Matchup breakdown: similar profiles, different kinds of mess
Start with the broad strokes. Toronto’s ELO sits at 1447, New York at 1417—so on paper the Leafs rate slightly higher even before you think about home ice. But recent form is a tug-of-war: Toronto is 3-7 in their last ten with a five-game losing streak; the Rangers are 2-8 in their last ten and just dropped a 5-4 at home to Columbus, which is the kind of result that screams “structure problems.”
Stylistically, this sets up as a goals-against volatility game more than a “chess match.” Toronto’s averaging 3.2 goals scored but 3.5 allowed; New York is at 2.6 scored and 3.1 allowed. That combination matters: it’s not just that both defenses have been shaky, it’s that Toronto’s attack still shows up even when their results don’t. If you’re betting NHL regularly, you know that’s how overs sneak in—teams that keep generating offense while their goaltending/coverage wobbles.

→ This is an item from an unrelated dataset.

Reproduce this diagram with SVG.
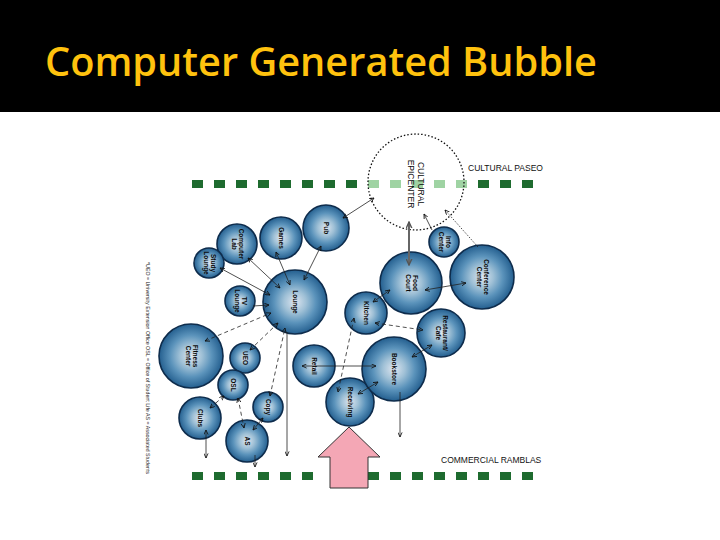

What makes the Rangers tricky is the split between “they can’t buy consistency” and “they’re still priced like a team you’re supposed to respect at home.” They’ve lost three straight at MSG before that 3-2 win over Pittsburgh, and even that win didn’t exactly look like a dominant 60. Toronto, meanwhile, has been dropping games both home and away, and the skid includes losses to Florida and Tampa—games where you can at least argue the opponent quality was real.
My read for bettors: treat this as a matchup where tempo and special-teams chaos can swing the entire bet. When teams are missing depth (and both are dealing with key absences), line matching gets noisier, penalties show up in weird spots, and you get more “one bad change” goals. That tends to push outcomes toward wider distributions—exactly what totals and puck lines are pricing.